To classify a document, proceed as so:
- Concatenate the document with the concatenated document of each label.
- Compress each of these concatenations and measure the size.
- Return the label for which the size increased the least.
The idea is that if a document is similar to the training texts associated with a particular label, they will share patterns that will get exploited by the compression algorithm. Ideally, the size increase of compressing the training texts with the new text should be correlated with the similarity between the text and the training texts. The smaller the increase, the more likely the label should be assigned.
I think this is an elegant idea. It’s not sophisticated, and I don’t expect it to perform better than a plain and simple logistic regression. Moreover, it’s expensive because the training texts of each label have to be recompressed for each test document. Still, I found the idea intriguing and decided to implement it in Python.
Here I’ll use the newsgroup20 dataset from scikit-learn.
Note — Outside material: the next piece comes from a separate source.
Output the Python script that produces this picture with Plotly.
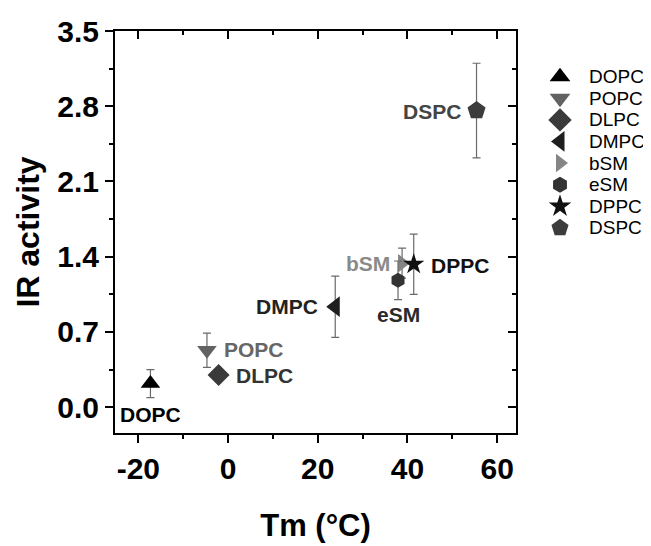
import plotly.graph_objects as go

# ---- data ----
lipids = ["DOPC", "POPC", "DLPC", "DMPC", "bSM", "eSM", "DPPC", "DSPC"]
tm_values = [-17.3, -4.7, -2.1, 23.9, 38.8, 37.9, 41.4, 55.4]
ir_activity = [0.22, 0.53, 0.30, 0.935, 1.34, 1.18, 1.33, 2.76]
ir_error = [0.13, 0.16, 0.0, 0.285, 0.14, 0.18, 0.28, 0.44]
x_ticks = [-20, 0, 20, 40, 60]
y_ticks = [0.0, 0.7, 1.4, 2.1, 2.8, 3.5]

# ---- styles ----
symbols = ["triangle-up", "triangle-down", "diamond", "triangle-left",
           "triangle-right", "hexagon", "star", "pentagon"]
sizes = [17, 17, 17, 18, 16, 15, 16, 19]
legend_sizes = [18, 18, 18, 18, 16, 16, 17, 18]
colors = ["#000000", "#626262", "#3a3a3a", "#1e1e1e", "#858585", "#333333", "#111111", "#3c3c3c"]
label_colors = ["#000000", "#666666", "#333333", "#222222", "#8a8a8a", "#2a2a2a", "#111111", "#444444"]
# label offsets (pixels) and anchors
label_dx = [0, 15, 15, -15, -10, 0, 15, -14]
label_dy = [-31, 1, -1, 0, 0, -34, -1, -1]
label_anchor = ["center", "left", "left", "right", "right", "center", "left", "right"]

FONT = "Liberation Sans, Arial, sans-serif"

fig = go.Figure()
for i, name in enumerate(lipids):
    fig.add_trace(go.Scatter(
        x=[tm_values[i]], y=[ir_activity[i]], mode="markers", name=name, showlegend=False,
        marker=dict(symbol=symbols[i], size=sizes[i], color=colors[i], opacity=1, line=dict(width=0)),
        error_y=dict(type="data", array=[ir_error[i]], visible=ir_error[i] > 0,
                     color="#6a6a6a", thickness=1.2, width=4),
    ))
    fig.add_annotation(
        x=tm_values[i], y=ir_activity[i], text=name, showarrow=False,
        xanchor=label_anchor[i], yanchor="middle", xshift=label_dx[i], yshift=label_dy[i],
        font=dict(family=FONT, size=21, color=label_colors[i], weight="bold"),
    )

# legend (drawn on its own hidden axes, one row per lipid)
legend_rows = list(range(len(lipids)))
fig.add_trace(go.Scatter(
    x=[0] * len(lipids), y=legend_rows, mode="markers", xaxis="x3", yaxis="y3",
    showlegend=False, hoverinfo="skip", cliponaxis=False,
    marker=dict(symbol=symbols, size=legend_sizes, color=colors, opacity=1, line=dict(width=0)),
))
for i, name in enumerate(lipids):
    fig.add_annotation(
        x=0, y=legend_rows[i], xref="x3", yref="y3", text=name, showarrow=False,
        xanchor="left", yanchor="middle", xshift=27,
        font=dict(family=FONT, size=19, color="#000000"),
    )

# empty trace to activate the mirrored (top/right) axes
fig.add_trace(go.Scatter(x=[], y=[], xaxis="x2", yaxis="y2", showlegend=False, hoverinfo="skip"))

xr = [-25.2, 64.2]
yr = [-0.24, 3.5]
tickfont = dict(family=FONT, size=30, color="#000000", weight="bold")
main_dom = [0, 401 / 544]

fig.update_layout(
    width=651, height=546,
    margin=dict(l=107, r=0, t=23, b=121, autoexpand=False),
    paper_bgcolor="white", plot_bgcolor="white",
    font=dict(family=FONT, color="#000000"),
    showlegend=False,
    xaxis=dict(domain=main_dom, range=xr, tickvals=x_ticks, ticktext=[str(v) for v in x_ticks],
               automargin=False,
               ticks="outside", ticklen=8, tickwidth=2, tickcolor="black",
               minor=dict(dtick=10, tick0=0, ticks="outside", ticklen=4, tickwidth=2, tickcolor="black"),
               showline=True, linecolor="black", linewidth=2, showgrid=False, zeroline=False,
               tickfont=tickfont,
               title=dict(text="Tm (°C)", font=dict(family=FONT, size=31, color="black", weight="bold"),
                          standoff=30)),
    yaxis=dict(range=yr, tickvals=y_ticks, ticktext=[f"{v:.1f}" for v in y_ticks], automargin=False,
               ticks="outside", ticklen=8, tickwidth=2, tickcolor="black",
               minor=dict(dtick=0.35, tick0=0, ticks="outside", ticklen=4, tickwidth=2, tickcolor="black"),
               showline=True, linecolor="black", linewidth=2, showgrid=False, zeroline=False,
               tickfont=tickfont,
               title=dict(text="IR activity", font=dict(family=FONT, size=32, color="black", weight="bold"),
                          standoff=8)),
    xaxis2=dict(domain=main_dom, range=xr, overlaying="x", side="top", anchor="y2", tickvals=x_ticks,
                automargin=False,
                showticklabels=False, ticks="inside", ticklen=8, tickwidth=2, tickcolor="black",
                minor=dict(dtick=10, tick0=0, ticks="inside", ticklen=4, tickwidth=2, tickcolor="black"),
                showline=True, linecolor="black", linewidth=2, showgrid=False, zeroline=False),
    yaxis2=dict(range=yr, overlaying="y", side="right", anchor="x2", tickvals=y_ticks, automargin=False,
                showticklabels=False, ticks="inside", ticklen=8, tickwidth=2, tickcolor="black",
                minor=dict(dtick=0.35, tick0=0, ticks="inside", ticklen=4, tickwidth=2, tickcolor="black"),
                showline=True, linecolor="black", linewidth=2, showgrid=False, zeroline=False),
    xaxis3=dict(domain=[445 / 544, 1.0], range=[0, 1], anchor="y3", visible=False, fixedrange=True),
    yaxis3=dict(domain=[0, 1], range=[16.5, -2.116], anchor="x3", visible=False, fixedrange=True),
)

fig.write_html("out.html")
I’m using the same four categories they use in their user guide to have something to compare against.
from sklearn.datasets import fetch_20newsgroups
categories = [
'alt.atheism',
'talk.religion.misc',
'comp.graphics',
'sci.space'
]
train = fetch_20newsgroups(
subset='train',
categories=categories
)
The first step is to concatenate the texts that belong to each of the four categories. I’m adding a space before each text so that the last word isn’t glued with the first word of the next text.
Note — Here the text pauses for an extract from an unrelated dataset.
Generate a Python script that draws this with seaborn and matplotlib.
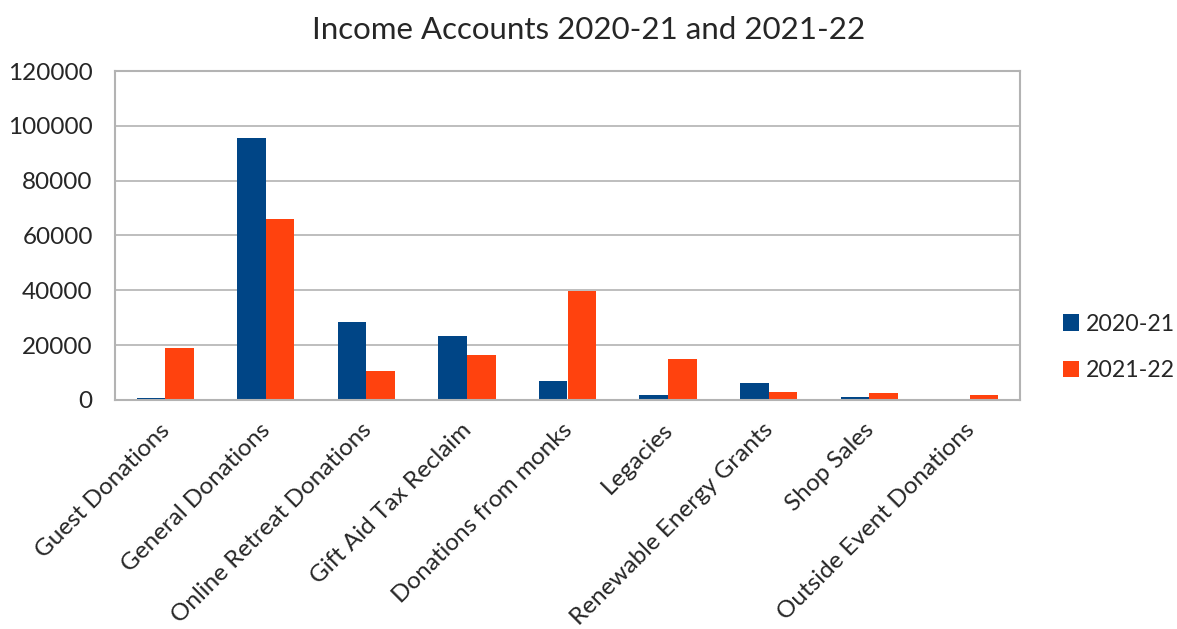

from collections import defaultdict
label_texts = defaultdict(str)
for i, text in enumerate(train['data']):
label = train['target_names'][train['target'][i]]
label_texts[label] += ' ' + text.lower()
The next step is to compress each of these big texts and measure the size of the compressed result. It’s quite easy to do this in Python. Indeed, Python provides high-level functions that compress a sequence of bytes into a smaller sequence of bytes. The len
method gives us the number of bytes in the sequence. I picked gzip
at random from the compression methods listed here. Each of these provides an easy-to-use compress
method.
import gzip
METHOD = gzip
original_sizes = {
label: len(METHOD.compress(text.encode()))
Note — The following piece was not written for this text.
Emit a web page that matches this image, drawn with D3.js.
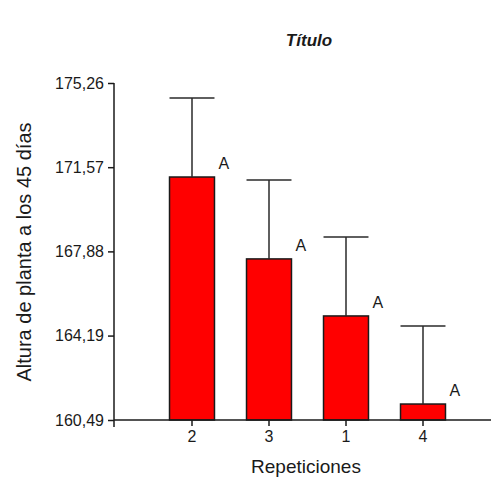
<!DOCTYPE html>
<html>
<head>
<meta charset="utf-8">
<script src="https://cdn.jsdelivr.net/npm/d3@7"></script>
<style>
  body { margin: 0; background: #fff; }
  text { font-family: "Liberation Sans", Arial, sans-serif; fill: #1a1a1a; }
</style>
</head>
<body>
<div id="chart"></div>
<script>
// data
var categories = ["2", "3", "1", "4"];
var means = [171.14, 167.55, 165.05, 161.19];
var errors = [3.46, 3.46, 3.46, 3.42];
var letters = ["A", "A", "A", "A"];
var yTicks = [160.49, 164.19, 167.88, 171.57, 175.26];

var svgWidth = 491;
var svgHeight = 479;

var svg = d3.select("#chart")
  .append("svg")
  .attr("width", svgWidth)
  .attr("height", svgHeight);

// scales
var yScale = d3.scaleLinear()
  .domain([160.49, 175.26])
  .range([420, 83]);

var xScale = d3.scaleBand()
  .domain(categories)
  .range([153.5, 461.5])
  .paddingInner(0.416)
  .paddingOuter(0.208);

var comma = d3.formatLocale({ decimal: ",", thousands: ".", grouping: [3], currency: ["", ""] }).format(".2f");

// y axis
var leftAxis = d3.axisLeft(yScale)
  .tickValues(yTicks)
  .tickFormat(comma)
  .tickSize(6)
  .tickSizeOuter(0)
  .tickPadding(4);

var yAxisG = svg.append("g")
  .attr("transform", "translate(114,0)")
  .call(leftAxis);
yAxisG.select(".domain").remove();
yAxisG.selectAll("line").attr("stroke", "#1a1a1a").attr("stroke-width", 1.5);
yAxisG.selectAll("text")
  .attr("font-size", "16px")
  .attr("font-family", "Liberation Sans, Arial, sans-serif")
  .attr("fill", "#1a1a1a");

// y axis line, runs a little below the x axis
svg.append("line")
  .attr("x1", 114).attr("x2", 114)
  .attr("y1", yScale(175.26)).attr("y2", yScale(160.49) + 7)
  .attr("stroke", "#1a1a1a")
  .attr("stroke-width", 1.5);

// bars
svg.append("g")
  .selectAll("rect")
  .data(categories)
  .enter()
  .append("rect")
  .attr("x", d => xScale(d))
  .attr("width", xScale.bandwidth())
  .attr("y", (d, i) => yScale(means[i]))
  .attr("height", (d, i) => yScale(160.49) - yScale(means[i]))
  .attr("fill", "#ff0000")
  .attr("stroke", "#1a1a1a")
  .attr("stroke-width", 1.5);

// error bars (upper only)
var errG = svg.append("g")
  .attr("stroke", "#2a2a2a")
  .attr("stroke-width", 1.5);

categories.forEach(function(c, i) {
  var cx = xScale(c) + xScale.bandwidth() / 2;
  errG.append("line")
    .attr("x1", cx).attr("x2", cx)
    .attr("y1", yScale(means[i])).attr("y2", yScale(means[i] + errors[i]));
  errG.append("line")
    .attr("x1", xScale(c)).attr("x2", xScale(c) + xScale.bandwidth())
    .attr("y1", yScale(means[i] + errors[i])).attr("y2", yScale(means[i] + errors[i]));
});

// letters
svg.append("g")
  .selectAll("text")
  .data(categories)
  .enter()
  .append("text")
  .attr("x", d => xScale(d) + xScale.bandwidth() + 4)
  .attr("y", (d, i) => yScale(means[i]) - 8)
  .attr("font-size", "16px")
  .text((d, i) => letters[i]);

// x axis
var bottomAxis = d3.axisBottom(xScale)
  .tickSize(6)
  .tickSizeOuter(0)
  .tickPadding(5);

var xAxisG = svg.append("g")
  .attr("transform", "translate(0,420)")
  .call(bottomAxis);
xAxisG.select(".domain").remove();
xAxisG.selectAll("line").attr("stroke", "#1a1a1a").attr("stroke-width", 1.5);
xAxisG.selectAll("text")
  .attr("font-size", "16px")
  .attr("font-family", "Liberation Sans, Arial, sans-serif")
  .attr("fill", "#1a1a1a");

svg.append("line")
  .attr("x1", 114).attr("x2", svgWidth)
  .attr("y1", 420).attr("y2", 420)
  .attr("stroke", "#1a1a1a")
  .attr("stroke-width", 1.5);

// labels
svg.append("text")
  .attr("x", 309)
  .attr("y", 46)
  .attr("text-anchor", "middle")
  .attr("font-size", "17px")
  .attr("font-weight", "bold")
  .attr("font-style", "italic")
  .text("Título");

svg.append("text")
  .attr("transform", "translate(31,252) rotate(-90)")
  .attr("text-anchor", "middle")
  .attr("font-size", "20px")
  .text("Altura de planta a los 45 días");

svg.append("text")
  .attr("x", 306)
  .attr("y", 473)
  .attr("text-anchor", "middle")
  .attr("font-size", "19px")
  .text("Repeticiones");
</script>
</body>
</html>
for label, text in label_texts.items()
}
print(original_sizes)
{
'comp.graphics': 252268,
'talk.religion.misc': 224228,
'sci.space': 310524,
'alt.atheism': 266440
}
That’s all there is to the training phase. The training texts have to be kept in memory because they have to be used for the prediction phase. Let’s say we’re given a list of unlabeled texts. The idea for each text is to concatenate it with each training text, compress the result, and then measure the size of the compressed result.
When that’s done, we just need to compare the obtained sizes with the original and return the label for which the size increased the least. Note that there is no notion of probability. There might be some weird way to cook up some probabilities, but they wouldn’t be calibrated.
test = fetch_20newsgroups(subset='test', categories=categories)
predictions = []
for text in test['data']:
sizes = {
label: len(METHOD.compress(f'{label_text} {text.lower()}'.encode()))
for label, label_text in label_texts.items()
}
predicted_label = min(
sizes,
key=lambda label: sizes[label] - original_sizes[label]
)
predictions.append(predicted_label)
So how well does this fair? Well, it takes over 5 minutes to run on my laptop for only 1,353 test cases. That’s 0.2 seconds per document, which is rather slow! Here’s the classification report:
from sklearn.metrics import classification_report
test_labels = [
test['target_names'][label]
for label in test['target']
]
print(classification_report(
test_labels,
predictions,
digits=3
))
precision recall f1-score support
alt.atheism 0.678 0.680 0.679 319
comp.graphics 0.784 0.897 0.837 389
sci.space 0.878 0.746 0.807 394
talk.religion.misc 0.609 0.614 0.611 251
accuracy 0.749 1353
macro avg 0.737 0.734 0.733 1353
weighted avg 0.754 0.749 0.749 1353
Is that good? No, not really. A multinomial Naive Bayes classifier achieves a macro F1-score of 0.88 with the same categories and train/test split. It’s also dramatically faster. Is there anything we can do? We can try other compression algorithms. Here are the results for zlib
, which was a bit faster and took just over 4 minutes to run:
precision recall f1-score support
alt.atheism 0.656 0.687 0.671 319
comp.graphics 0.782 0.902 0.838 389
sci.space 0.880 0.744 0.806 394
talk.religion.misc 0.612 0.578 0.594 251
accuracy 0.745 1353
macro avg 0.732 0.728 0.727 1353
weighted avg 0.749 0.745 0.744 1353
The performance with zlib
seems to be worse than with gzip
. What about bz2
?
precision recall f1-score support
alt.atheism 0.648 0.110 0.188 319
comp.graphics 0.732 0.584 0.649 389
sci.space 0.923 0.305 0.458 394
talk.religion.misc 0.271 0.928 0.420 251
accuracy 0.455 1353
macro avg 0.644 0.482 0.429 1353
weighted avg 0.682 0.455 0.442 1353
The performance is awful in comparison. Also, it took more than 7 minutes to run. Now how about lzma
?
precision recall f1-score support
alt.atheism 0.851 0.875 0.862 319
comp.graphics 0.923 0.959 0.941 389
sci.space 0.927 0.934 0.930 394
talk.religion.misc 0.866 0.773 0.817 251
accuracy 0.897 1353
macro avg 0.892 0.885 0.888 1353
weighted avg 0.897 0.897 0.896 1353
The performance is surprisingly good! But this comes at a cost: it took 32 minutes to complete, which is ~1.4 seconds per document. Still, it’s very interesting to see this kind of result for an algorithm that wasn’t at all designed to classify documents. Well, the lzma
in fact implements the LZW algorithm that is mentioned in the Artificial Intelligence: A Modern Approach book, which might explain why it does so well!
There’s probably some fine-tuning that could be done to improve this kind of approach. However, it would most probably not be worth using such an approach because of the prohibitive computational cost. This should simply be seen as an interesting example of thinking outside the box. It also goes to show that statistical modelling and information theory are very much intertwined.